> _WORK TO DO_:
Reproduce only the lines from the one containing "Write a Python" through the one containing "0.121, 0.074, 0.025]", exactly as written and with both ends included.

> _EXERCISE MATERIALS_:
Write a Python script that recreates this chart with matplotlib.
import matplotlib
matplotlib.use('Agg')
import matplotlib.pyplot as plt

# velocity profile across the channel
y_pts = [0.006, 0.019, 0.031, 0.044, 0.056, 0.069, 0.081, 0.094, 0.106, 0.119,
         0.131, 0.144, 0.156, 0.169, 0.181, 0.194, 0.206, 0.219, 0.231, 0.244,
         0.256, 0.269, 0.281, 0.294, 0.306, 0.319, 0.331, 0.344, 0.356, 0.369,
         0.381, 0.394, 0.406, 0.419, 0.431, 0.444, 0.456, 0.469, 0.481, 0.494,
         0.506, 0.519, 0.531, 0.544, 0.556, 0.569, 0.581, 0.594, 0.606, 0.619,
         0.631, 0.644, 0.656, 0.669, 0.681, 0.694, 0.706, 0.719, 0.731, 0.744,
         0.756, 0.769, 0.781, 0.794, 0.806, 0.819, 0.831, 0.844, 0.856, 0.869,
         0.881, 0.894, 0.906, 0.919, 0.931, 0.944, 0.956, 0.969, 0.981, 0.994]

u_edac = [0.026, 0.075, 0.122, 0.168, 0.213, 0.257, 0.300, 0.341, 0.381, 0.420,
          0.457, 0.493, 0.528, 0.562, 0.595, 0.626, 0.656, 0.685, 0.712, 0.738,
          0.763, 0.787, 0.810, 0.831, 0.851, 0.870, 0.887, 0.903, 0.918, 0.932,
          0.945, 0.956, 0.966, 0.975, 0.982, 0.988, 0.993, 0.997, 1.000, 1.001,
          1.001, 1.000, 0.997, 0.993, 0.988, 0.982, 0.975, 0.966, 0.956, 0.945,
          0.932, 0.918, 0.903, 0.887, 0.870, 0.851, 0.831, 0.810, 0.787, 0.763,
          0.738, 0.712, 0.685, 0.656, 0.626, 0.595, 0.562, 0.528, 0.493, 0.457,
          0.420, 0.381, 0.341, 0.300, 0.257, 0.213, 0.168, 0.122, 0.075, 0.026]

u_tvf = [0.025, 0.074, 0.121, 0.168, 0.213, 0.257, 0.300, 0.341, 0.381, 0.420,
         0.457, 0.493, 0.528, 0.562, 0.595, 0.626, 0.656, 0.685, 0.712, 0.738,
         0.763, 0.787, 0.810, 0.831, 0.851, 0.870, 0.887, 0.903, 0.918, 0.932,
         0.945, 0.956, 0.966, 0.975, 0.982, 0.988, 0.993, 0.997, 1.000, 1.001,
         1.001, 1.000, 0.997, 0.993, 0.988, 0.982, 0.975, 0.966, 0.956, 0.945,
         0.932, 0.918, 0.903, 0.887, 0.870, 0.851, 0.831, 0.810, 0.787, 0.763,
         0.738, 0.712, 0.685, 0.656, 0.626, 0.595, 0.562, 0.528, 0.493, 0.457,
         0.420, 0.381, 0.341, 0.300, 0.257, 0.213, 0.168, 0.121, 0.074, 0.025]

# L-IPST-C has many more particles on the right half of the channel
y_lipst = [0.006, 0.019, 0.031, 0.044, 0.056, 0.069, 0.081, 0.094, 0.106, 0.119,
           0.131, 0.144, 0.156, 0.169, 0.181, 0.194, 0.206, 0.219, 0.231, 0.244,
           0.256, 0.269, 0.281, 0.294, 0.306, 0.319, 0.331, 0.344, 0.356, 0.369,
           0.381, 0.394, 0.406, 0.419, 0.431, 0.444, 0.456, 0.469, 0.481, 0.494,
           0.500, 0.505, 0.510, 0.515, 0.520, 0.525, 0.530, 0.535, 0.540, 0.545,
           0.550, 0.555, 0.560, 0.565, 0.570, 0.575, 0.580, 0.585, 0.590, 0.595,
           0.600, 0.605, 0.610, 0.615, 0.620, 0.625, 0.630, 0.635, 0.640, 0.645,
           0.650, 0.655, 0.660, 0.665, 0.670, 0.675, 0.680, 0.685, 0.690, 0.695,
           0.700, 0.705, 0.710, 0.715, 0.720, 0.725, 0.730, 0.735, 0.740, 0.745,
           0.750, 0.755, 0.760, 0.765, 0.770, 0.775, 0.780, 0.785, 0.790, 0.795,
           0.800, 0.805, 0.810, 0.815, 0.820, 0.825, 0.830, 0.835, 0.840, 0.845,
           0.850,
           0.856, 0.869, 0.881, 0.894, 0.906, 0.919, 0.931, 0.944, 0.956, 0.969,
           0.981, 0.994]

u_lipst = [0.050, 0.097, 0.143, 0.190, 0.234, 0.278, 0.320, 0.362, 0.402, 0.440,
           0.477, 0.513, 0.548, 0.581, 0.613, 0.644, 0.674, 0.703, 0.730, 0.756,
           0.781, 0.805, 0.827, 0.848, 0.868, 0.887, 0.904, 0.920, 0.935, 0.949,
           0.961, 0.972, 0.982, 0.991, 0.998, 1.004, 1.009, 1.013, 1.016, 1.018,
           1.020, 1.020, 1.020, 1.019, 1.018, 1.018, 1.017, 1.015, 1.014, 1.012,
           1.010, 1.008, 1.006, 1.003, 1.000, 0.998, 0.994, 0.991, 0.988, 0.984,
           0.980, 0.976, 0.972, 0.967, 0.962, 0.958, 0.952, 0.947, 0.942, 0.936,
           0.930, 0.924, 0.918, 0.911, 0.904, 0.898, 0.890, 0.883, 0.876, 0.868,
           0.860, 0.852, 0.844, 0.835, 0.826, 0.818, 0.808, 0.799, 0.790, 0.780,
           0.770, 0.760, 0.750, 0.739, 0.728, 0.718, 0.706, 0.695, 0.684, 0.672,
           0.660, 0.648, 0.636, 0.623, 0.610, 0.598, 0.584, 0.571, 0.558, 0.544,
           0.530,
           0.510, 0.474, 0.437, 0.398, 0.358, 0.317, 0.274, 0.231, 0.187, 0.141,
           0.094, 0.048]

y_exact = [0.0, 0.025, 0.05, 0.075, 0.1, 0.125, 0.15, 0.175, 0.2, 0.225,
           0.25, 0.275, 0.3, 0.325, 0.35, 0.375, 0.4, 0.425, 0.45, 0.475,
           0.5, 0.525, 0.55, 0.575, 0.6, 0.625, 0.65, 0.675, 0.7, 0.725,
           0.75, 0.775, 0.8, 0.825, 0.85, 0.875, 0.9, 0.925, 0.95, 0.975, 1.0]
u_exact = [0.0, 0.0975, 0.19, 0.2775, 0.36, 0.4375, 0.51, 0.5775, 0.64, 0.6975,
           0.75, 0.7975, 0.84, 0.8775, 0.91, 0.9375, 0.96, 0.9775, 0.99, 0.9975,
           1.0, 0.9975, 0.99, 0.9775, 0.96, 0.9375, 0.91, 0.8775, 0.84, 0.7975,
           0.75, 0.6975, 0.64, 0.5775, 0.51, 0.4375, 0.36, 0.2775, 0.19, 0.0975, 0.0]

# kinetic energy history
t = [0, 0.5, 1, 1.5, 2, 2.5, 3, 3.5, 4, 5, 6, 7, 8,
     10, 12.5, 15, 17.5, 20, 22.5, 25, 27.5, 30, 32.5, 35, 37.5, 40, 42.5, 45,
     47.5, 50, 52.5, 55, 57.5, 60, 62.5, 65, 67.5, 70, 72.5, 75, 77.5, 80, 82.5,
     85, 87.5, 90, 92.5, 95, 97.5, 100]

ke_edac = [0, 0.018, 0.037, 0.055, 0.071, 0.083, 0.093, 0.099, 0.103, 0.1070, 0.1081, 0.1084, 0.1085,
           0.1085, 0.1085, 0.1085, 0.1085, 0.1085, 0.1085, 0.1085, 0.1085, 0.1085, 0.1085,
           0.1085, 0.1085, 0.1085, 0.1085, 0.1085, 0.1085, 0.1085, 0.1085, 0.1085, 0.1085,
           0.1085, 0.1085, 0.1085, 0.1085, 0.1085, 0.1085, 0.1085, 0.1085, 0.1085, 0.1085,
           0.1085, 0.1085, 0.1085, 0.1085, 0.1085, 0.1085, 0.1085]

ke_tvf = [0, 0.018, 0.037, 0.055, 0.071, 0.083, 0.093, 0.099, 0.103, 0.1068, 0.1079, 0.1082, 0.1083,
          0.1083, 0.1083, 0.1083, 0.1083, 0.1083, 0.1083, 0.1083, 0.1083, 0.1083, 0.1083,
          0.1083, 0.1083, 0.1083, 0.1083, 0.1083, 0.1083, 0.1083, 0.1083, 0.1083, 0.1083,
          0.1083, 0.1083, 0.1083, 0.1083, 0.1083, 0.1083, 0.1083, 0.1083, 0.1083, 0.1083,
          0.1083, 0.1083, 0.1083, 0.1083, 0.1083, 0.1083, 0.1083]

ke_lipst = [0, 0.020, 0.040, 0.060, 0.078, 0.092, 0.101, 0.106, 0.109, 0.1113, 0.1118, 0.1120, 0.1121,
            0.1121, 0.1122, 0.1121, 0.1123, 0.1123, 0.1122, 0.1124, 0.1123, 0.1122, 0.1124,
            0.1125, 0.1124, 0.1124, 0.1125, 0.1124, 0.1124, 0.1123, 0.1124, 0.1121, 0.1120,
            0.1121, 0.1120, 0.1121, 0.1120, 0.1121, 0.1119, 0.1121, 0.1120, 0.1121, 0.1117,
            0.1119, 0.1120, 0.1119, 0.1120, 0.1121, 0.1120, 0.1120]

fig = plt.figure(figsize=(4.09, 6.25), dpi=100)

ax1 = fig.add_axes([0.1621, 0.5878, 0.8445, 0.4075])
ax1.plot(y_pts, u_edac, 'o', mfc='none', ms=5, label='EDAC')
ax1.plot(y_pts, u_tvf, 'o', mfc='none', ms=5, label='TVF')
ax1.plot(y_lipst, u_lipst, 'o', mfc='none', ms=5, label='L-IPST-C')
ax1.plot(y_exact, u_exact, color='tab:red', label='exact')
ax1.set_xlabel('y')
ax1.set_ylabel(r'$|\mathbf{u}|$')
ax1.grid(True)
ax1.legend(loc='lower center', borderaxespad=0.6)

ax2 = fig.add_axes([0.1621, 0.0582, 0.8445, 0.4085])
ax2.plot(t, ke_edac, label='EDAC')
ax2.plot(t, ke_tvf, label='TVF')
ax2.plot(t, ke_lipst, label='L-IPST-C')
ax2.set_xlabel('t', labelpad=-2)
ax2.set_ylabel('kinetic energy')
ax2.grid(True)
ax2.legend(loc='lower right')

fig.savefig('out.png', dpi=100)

==

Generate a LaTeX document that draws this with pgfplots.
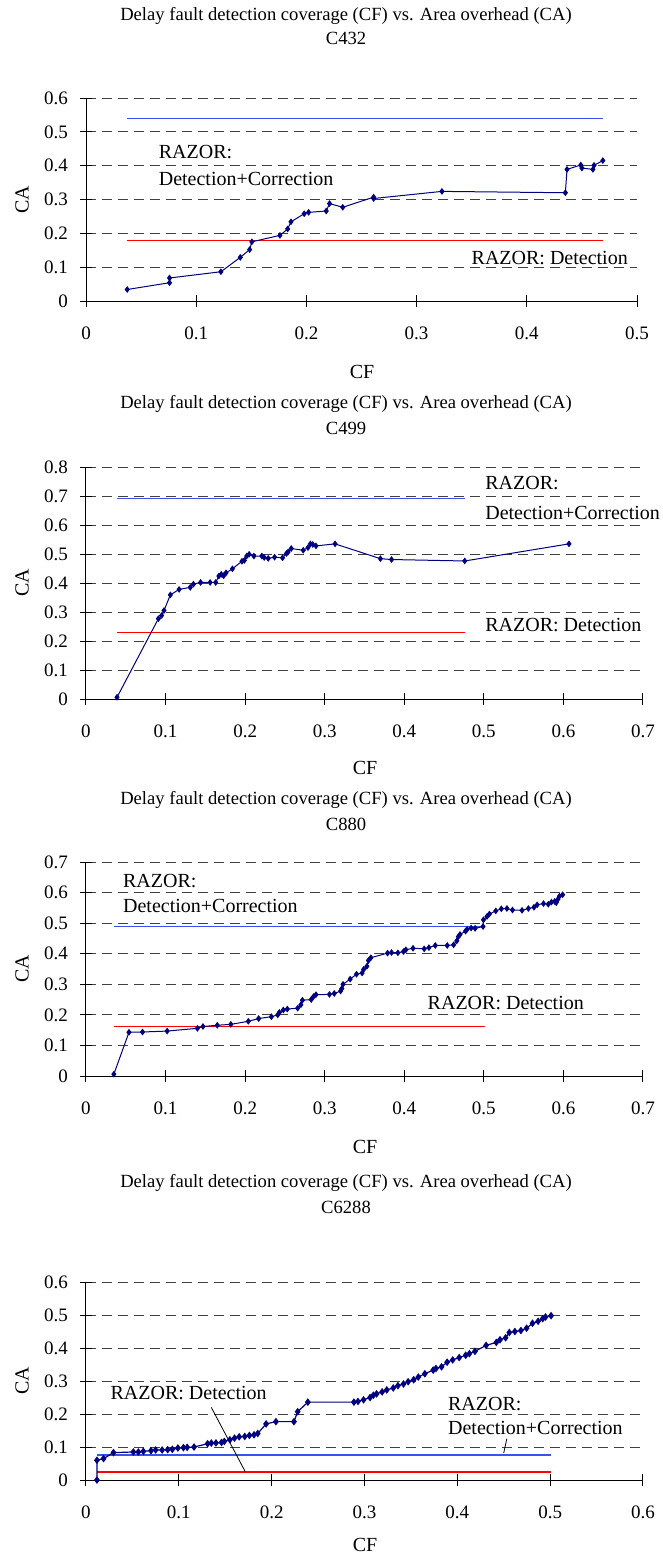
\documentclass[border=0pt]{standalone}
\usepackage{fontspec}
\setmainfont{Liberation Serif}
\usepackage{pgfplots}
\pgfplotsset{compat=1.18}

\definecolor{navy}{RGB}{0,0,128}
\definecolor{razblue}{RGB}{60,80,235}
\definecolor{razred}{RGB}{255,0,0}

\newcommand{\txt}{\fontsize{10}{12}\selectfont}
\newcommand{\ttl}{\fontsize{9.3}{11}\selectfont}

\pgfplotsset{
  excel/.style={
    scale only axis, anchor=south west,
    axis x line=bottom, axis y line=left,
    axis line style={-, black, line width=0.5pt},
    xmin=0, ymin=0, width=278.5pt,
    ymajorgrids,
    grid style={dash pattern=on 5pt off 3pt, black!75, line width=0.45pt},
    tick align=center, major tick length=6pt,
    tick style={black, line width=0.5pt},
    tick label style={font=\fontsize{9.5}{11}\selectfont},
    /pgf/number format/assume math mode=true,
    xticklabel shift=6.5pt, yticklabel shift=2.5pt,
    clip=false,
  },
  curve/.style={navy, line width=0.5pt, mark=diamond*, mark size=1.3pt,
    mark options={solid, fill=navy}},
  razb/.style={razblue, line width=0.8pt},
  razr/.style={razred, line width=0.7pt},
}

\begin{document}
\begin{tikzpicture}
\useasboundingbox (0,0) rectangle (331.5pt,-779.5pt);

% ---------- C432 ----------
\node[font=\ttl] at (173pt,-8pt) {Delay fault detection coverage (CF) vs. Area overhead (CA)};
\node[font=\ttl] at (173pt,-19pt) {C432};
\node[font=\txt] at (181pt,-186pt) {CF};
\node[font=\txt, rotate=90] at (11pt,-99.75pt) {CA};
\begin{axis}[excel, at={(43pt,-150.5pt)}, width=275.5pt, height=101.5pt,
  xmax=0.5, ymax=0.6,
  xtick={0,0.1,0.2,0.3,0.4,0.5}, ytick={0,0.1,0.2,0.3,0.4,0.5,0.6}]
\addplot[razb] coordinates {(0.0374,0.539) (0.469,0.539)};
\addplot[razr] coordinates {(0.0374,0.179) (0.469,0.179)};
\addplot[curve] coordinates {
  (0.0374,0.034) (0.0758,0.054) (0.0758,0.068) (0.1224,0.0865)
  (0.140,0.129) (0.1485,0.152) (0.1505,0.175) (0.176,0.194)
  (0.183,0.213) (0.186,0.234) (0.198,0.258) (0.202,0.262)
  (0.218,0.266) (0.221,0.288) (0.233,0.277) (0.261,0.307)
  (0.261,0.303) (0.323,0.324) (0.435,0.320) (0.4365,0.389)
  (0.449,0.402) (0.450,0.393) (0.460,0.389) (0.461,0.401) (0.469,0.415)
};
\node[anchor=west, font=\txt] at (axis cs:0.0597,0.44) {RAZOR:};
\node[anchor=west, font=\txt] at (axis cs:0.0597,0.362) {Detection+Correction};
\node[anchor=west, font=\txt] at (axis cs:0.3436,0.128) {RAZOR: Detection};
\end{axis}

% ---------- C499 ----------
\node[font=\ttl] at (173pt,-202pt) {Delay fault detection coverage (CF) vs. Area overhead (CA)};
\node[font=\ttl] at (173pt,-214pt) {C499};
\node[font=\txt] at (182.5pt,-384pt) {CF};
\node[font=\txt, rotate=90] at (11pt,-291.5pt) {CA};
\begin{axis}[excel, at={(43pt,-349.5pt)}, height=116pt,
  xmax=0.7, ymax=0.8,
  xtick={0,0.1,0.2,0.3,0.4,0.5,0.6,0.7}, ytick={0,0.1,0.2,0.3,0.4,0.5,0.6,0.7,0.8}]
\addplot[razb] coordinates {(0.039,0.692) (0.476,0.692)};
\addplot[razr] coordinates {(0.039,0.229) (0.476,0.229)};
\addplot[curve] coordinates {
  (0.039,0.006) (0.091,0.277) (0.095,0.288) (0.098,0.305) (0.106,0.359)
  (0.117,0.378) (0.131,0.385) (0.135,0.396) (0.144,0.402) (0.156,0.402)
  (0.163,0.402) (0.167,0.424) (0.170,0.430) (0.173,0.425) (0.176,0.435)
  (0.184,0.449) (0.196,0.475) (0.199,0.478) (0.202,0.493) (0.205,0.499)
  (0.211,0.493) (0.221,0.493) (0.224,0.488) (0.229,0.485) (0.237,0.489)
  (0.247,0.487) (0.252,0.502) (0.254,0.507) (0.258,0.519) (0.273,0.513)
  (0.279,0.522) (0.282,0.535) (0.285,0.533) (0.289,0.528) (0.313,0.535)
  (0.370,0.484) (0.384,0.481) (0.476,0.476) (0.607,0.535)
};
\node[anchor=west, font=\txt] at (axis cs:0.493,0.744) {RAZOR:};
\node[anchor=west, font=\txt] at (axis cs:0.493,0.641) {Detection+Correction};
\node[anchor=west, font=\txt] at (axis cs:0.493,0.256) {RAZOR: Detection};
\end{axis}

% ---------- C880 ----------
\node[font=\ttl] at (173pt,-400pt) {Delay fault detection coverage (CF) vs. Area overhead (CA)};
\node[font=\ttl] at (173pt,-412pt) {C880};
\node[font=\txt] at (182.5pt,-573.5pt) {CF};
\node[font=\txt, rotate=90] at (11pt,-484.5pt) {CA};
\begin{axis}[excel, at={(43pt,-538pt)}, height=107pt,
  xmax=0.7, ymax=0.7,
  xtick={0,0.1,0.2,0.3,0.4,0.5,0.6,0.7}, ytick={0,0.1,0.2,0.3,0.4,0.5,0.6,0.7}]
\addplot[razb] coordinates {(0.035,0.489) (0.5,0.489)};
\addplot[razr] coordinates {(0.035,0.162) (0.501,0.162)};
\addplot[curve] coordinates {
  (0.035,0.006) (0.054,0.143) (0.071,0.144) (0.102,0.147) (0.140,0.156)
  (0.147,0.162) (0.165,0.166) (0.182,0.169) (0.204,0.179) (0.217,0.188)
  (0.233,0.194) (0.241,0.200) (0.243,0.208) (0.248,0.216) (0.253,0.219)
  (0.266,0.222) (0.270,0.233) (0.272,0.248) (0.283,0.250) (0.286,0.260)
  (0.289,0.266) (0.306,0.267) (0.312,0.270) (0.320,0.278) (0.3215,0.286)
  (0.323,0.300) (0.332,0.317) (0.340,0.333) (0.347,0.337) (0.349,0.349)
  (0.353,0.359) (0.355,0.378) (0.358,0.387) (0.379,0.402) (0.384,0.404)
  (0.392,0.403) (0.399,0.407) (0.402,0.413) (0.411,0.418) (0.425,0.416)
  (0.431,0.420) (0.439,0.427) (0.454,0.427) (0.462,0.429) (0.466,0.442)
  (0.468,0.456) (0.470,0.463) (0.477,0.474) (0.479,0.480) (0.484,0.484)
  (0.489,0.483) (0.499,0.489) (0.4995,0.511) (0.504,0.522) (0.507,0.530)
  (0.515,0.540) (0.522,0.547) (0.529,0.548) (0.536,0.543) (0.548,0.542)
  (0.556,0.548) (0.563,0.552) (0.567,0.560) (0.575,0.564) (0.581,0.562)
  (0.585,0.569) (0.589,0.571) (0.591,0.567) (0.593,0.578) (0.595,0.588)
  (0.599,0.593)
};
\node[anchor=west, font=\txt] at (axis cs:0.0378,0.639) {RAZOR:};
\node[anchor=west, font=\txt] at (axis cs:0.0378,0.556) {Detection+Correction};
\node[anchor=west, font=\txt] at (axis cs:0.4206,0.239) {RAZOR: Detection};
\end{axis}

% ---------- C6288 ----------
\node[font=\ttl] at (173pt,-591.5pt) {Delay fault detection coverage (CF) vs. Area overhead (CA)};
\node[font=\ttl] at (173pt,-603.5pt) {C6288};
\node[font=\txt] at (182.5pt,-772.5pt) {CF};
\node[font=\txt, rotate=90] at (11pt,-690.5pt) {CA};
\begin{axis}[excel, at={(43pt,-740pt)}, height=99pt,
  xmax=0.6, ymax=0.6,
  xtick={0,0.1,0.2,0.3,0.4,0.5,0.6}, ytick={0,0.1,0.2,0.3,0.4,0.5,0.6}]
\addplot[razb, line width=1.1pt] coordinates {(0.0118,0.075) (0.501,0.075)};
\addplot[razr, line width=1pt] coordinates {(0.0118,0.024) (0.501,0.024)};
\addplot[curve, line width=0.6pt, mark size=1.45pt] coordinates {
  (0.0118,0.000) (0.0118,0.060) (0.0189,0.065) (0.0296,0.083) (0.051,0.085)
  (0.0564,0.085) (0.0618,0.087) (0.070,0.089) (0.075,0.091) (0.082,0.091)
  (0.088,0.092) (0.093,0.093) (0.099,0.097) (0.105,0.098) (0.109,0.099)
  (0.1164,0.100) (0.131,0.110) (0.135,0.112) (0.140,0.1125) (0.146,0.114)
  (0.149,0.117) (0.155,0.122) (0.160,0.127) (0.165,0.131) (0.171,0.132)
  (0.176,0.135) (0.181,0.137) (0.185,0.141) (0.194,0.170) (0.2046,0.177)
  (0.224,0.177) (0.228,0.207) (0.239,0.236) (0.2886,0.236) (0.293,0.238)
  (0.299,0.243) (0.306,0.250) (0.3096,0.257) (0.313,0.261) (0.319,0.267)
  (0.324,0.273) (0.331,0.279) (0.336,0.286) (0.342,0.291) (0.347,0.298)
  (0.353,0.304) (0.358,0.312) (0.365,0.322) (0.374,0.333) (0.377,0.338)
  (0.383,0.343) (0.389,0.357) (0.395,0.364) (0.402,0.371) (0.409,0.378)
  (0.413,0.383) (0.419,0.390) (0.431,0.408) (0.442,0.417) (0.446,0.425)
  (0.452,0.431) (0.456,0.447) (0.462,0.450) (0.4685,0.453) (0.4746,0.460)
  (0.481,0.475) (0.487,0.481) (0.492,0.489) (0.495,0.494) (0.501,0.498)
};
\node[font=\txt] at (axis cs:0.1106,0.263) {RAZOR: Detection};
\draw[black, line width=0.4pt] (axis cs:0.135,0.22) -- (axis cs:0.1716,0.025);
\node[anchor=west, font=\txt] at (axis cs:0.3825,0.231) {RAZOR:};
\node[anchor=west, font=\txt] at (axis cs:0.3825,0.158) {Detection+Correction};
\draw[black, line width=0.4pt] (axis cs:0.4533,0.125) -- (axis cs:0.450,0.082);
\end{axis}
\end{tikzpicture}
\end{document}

...

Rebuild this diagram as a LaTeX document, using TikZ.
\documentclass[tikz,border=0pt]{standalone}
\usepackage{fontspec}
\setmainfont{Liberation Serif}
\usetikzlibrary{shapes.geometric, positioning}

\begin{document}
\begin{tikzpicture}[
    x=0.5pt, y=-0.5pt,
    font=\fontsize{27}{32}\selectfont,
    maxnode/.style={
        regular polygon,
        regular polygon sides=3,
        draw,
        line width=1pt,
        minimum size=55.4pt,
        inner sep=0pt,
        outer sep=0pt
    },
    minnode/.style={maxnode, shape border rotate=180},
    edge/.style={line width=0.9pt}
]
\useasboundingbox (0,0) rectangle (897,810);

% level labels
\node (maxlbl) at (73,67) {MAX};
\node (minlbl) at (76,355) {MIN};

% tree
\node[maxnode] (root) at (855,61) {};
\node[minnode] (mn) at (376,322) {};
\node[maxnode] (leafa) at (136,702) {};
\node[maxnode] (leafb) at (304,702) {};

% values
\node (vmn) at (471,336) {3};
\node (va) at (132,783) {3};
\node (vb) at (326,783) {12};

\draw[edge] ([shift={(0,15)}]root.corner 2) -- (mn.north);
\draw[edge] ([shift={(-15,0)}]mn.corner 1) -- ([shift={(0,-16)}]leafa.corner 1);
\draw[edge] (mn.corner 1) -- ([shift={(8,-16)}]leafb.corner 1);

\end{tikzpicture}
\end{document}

> _FULL OUTPUT_:
Write a Python script that recreates this chart with matplotlib.
import matplotlib
matplotlib.use('Agg')
import matplotlib.pyplot as plt

# velocity profile across the channel
y_pts = [0.006, 0.019, 0.031, 0.044, 0.056, 0.069, 0.081, 0.094, 0.106, 0.119,
         0.131, 0.144, 0.156, 0.169, 0.181, 0.194, 0.206, 0.219, 0.231, 0.244,
         0.256, 0.269, 0.281, 0.294, 0.306, 0.319, 0.331, 0.344, 0.356, 0.369,
         0.381, 0.394, 0.406, 0.419, 0.431, 0.444, 0.456, 0.469, 0.481, 0.494,
         0.506, 0.519, 0.531, 0.544, 0.556, 0.569, 0.581, 0.594, 0.606, 0.619,
         0.631, 0.644, 0.656, 0.669, 0.681, 0.694, 0.706, 0.719, 0.731, 0.744,
         0.756, 0.769, 0.781, 0.794, 0.806, 0.819, 0.831, 0.844, 0.856, 0.869,
         0.881, 0.894, 0.906, 0.919, 0.931, 0.944, 0.956, 0.969, 0.981, 0.994]

u_edac = [0.026, 0.075, 0.122, 0.168, 0.213, 0.257, 0.300, 0.341, 0.381, 0.420,
          0.457, 0.493, 0.528, 0.562, 0.595, 0.626, 0.656, 0.685, 0.712, 0.738,
          0.763, 0.787, 0.810, 0.831, 0.851, 0.870, 0.887, 0.903, 0.918, 0.932,
          0.945, 0.956, 0.966, 0.975, 0.982, 0.988, 0.993, 0.997, 1.000, 1.001,
          1.001, 1.000, 0.997, 0.993, 0.988, 0.982, 0.975, 0.966, 0.956, 0.945,
          0.932, 0.918, 0.903, 0.887, 0.870, 0.851, 0.831, 0.810, 0.787, 0.763,
          0.738, 0.712, 0.685, 0.656, 0.626, 0.595, 0.562, 0.528, 0.493, 0.457,
          0.420, 0.381, 0.341, 0.300, 0.257, 0.213, 0.168, 0.122, 0.075, 0.026]

u_tvf = [0.025, 0.074, 0.121, 0.168, 0.213, 0.257, 0.300, 0.341, 0.381, 0.420,
         0.457, 0.493, 0.528, 0.562, 0.595, 0.626, 0.656, 0.685, 0.712, 0.738,
         0.763, 0.787, 0.810, 0.831, 0.851, 0.870, 0.887, 0.903, 0.918, 0.932,
         0.945, 0.956, 0.966, 0.975, 0.982, 0.988, 0.993, 0.997, 1.000, 1.001,
         1.001, 1.000, 0.997, 0.993, 0.988, 0.982, 0.975, 0.966, 0.956, 0.945,
         0.932, 0.918, 0.903, 0.887, 0.870, 0.851, 0.831, 0.810, 0.787, 0.763,
         0.738, 0.712, 0.685, 0.656, 0.626, 0.595, 0.562, 0.528, 0.493, 0.457,
         0.420, 0.381, 0.341, 0.300, 0.257, 0.213, 0.168, 0.121, 0.074, 0.025]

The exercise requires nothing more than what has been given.